- [Recorded data]
.....

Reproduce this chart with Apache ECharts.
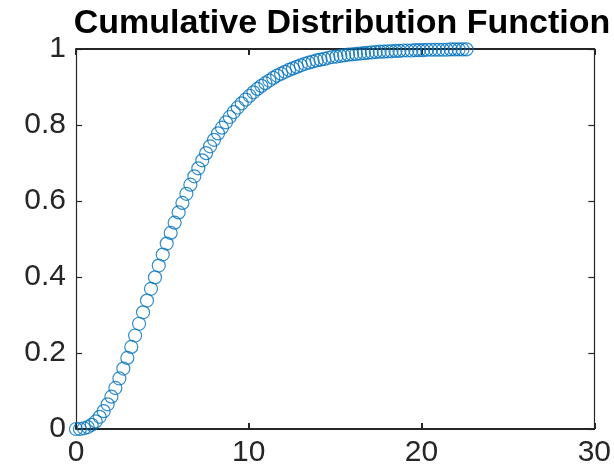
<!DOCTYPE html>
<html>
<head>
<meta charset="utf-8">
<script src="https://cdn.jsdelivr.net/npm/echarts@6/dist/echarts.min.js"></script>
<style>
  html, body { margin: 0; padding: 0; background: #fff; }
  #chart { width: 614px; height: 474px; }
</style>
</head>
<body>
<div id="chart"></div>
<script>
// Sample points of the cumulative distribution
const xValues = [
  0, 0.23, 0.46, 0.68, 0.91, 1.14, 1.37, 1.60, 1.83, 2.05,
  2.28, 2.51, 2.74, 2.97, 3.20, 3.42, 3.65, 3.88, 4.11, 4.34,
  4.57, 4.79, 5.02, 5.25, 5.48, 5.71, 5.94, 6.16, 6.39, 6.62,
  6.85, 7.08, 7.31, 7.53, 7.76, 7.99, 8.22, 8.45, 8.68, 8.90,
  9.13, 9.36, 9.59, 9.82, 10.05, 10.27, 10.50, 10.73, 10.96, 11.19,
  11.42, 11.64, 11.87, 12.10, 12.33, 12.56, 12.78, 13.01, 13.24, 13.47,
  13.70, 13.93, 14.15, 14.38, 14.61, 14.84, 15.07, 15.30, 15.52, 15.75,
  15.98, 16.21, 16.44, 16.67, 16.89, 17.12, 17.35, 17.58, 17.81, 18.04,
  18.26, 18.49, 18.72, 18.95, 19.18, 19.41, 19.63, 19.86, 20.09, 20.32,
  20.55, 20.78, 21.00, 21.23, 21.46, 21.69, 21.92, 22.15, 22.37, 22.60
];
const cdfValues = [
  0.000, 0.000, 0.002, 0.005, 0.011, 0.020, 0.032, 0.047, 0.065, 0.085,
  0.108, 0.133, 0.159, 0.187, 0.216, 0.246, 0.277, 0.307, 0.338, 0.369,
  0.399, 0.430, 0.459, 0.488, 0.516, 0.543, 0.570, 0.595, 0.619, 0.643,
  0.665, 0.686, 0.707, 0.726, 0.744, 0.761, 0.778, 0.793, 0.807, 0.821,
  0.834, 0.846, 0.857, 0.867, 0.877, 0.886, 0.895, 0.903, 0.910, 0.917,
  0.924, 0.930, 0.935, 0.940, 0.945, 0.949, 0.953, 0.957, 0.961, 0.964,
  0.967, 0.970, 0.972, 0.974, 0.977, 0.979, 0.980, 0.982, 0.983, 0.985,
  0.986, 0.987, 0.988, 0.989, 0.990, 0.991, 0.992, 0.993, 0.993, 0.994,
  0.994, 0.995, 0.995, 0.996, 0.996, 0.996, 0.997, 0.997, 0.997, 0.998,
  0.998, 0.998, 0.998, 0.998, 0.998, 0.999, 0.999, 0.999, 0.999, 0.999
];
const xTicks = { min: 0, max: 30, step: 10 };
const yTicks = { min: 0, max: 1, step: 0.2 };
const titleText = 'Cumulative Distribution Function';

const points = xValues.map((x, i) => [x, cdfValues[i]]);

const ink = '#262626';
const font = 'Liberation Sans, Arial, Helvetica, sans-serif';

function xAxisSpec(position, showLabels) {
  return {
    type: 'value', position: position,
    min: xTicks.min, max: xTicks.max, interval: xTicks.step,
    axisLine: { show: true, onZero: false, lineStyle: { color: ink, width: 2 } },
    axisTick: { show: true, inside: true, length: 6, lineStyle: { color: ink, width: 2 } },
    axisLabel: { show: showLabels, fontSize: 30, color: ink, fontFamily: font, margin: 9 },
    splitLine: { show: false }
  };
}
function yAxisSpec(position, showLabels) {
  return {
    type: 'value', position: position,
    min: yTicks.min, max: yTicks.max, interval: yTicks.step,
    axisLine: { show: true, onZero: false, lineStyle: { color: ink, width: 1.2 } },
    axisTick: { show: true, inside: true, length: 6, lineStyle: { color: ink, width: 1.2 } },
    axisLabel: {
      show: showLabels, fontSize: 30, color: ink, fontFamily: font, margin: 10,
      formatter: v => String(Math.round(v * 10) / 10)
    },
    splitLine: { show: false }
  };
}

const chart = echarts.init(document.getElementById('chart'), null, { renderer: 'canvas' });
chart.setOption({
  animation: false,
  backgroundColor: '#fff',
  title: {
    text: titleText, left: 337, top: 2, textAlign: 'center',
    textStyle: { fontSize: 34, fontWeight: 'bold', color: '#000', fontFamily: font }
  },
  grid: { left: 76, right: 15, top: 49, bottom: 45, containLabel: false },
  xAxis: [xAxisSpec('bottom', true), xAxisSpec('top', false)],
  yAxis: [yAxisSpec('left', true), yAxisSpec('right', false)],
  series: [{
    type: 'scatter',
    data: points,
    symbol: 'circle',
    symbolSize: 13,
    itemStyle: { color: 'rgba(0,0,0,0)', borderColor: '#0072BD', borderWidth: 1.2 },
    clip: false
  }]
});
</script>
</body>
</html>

.....

- [Aim of the exercise]
Pictures are excluded; extract exactly the lines from the start of the data through the line that holds "const font = 'Liberation", both ends included.

- [Finished task]
Reproduce this chart with Apache ECharts.
<!DOCTYPE html>
<html>
<head>
<meta charset="utf-8">
<script src="https://cdn.jsdelivr.net/npm/echarts@6/dist/echarts.min.js"></script>
<style>
  html, body { margin: 0; padding: 0; background: #fff; }
  #chart { width: 614px; height: 474px; }
</style>
</head>
<body>
<div id="chart"></div>
<script>
// Sample points of the cumulative distribution
const xValues = [
  0, 0.23, 0.46, 0.68, 0.91, 1.14, 1.37, 1.60, 1.83, 2.05,
  2.28, 2.51, 2.74, 2.97, 3.20, 3.42, 3.65, 3.88, 4.11, 4.34,
  4.57, 4.79, 5.02, 5.25, 5.48, 5.71, 5.94, 6.16, 6.39, 6.62,
  6.85, 7.08, 7.31, 7.53, 7.76, 7.99, 8.22, 8.45, 8.68, 8.90,
  9.13, 9.36, 9.59, 9.82, 10.05, 10.27, 10.50, 10.73, 10.96, 11.19,
  11.42, 11.64, 11.87, 12.10, 12.33, 12.56, 12.78, 13.01, 13.24, 13.47,
  13.70, 13.93, 14.15, 14.38, 14.61, 14.84, 15.07, 15.30, 15.52, 15.75,
  15.98, 16.21, 16.44, 16.67, 16.89, 17.12, 17.35, 17.58, 17.81, 18.04,
  18.26, 18.49, 18.72, 18.95, 19.18, 19.41, 19.63, 19.86, 20.09, 20.32,
  20.55, 20.78, 21.00, 21.23, 21.46, 21.69, 21.92, 22.15, 22.37, 22.60
];
const cdfValues = [
  0.000, 0.000, 0.002, 0.005, 0.011, 0.020, 0.032, 0.047, 0.065, 0.085,
  0.108, 0.133, 0.159, 0.187, 0.216, 0.246, 0.277, 0.307, 0.338, 0.369,
  0.399, 0.430, 0.459, 0.488, 0.516, 0.543, 0.570, 0.595, 0.619, 0.643,
  0.665, 0.686, 0.707, 0.726, 0.744, 0.761, 0.778, 0.793, 0.807, 0.821,
  0.834, 0.846, 0.857, 0.867, 0.877, 0.886, 0.895, 0.903, 0.910, 0.917,
  0.924, 0.930, 0.935, 0.940, 0.945, 0.949, 0.953, 0.957, 0.961, 0.964,
  0.967, 0.970, 0.972, 0.974, 0.977, 0.979, 0.980, 0.982, 0.983, 0.985,
  0.986, 0.987, 0.988, 0.989, 0.990, 0.991, 0.992, 0.993, 0.993, 0.994,
  0.994, 0.995, 0.995, 0.996, 0.996, 0.996, 0.997, 0.997, 0.997, 0.998,
  0.998, 0.998, 0.998, 0.998, 0.998, 0.999, 0.999, 0.999, 0.999, 0.999
];
const xTicks = { min: 0, max: 30, step: 10 };
const yTicks = { min: 0, max: 1, step: 0.2 };
const titleText = 'Cumulative Distribution Function';

const points = xValues.map((x, i) => [x, cdfValues[i]]);

const ink = '#262626';
const font = 'Liberation Sans, Arial, Helvetica, sans-serif';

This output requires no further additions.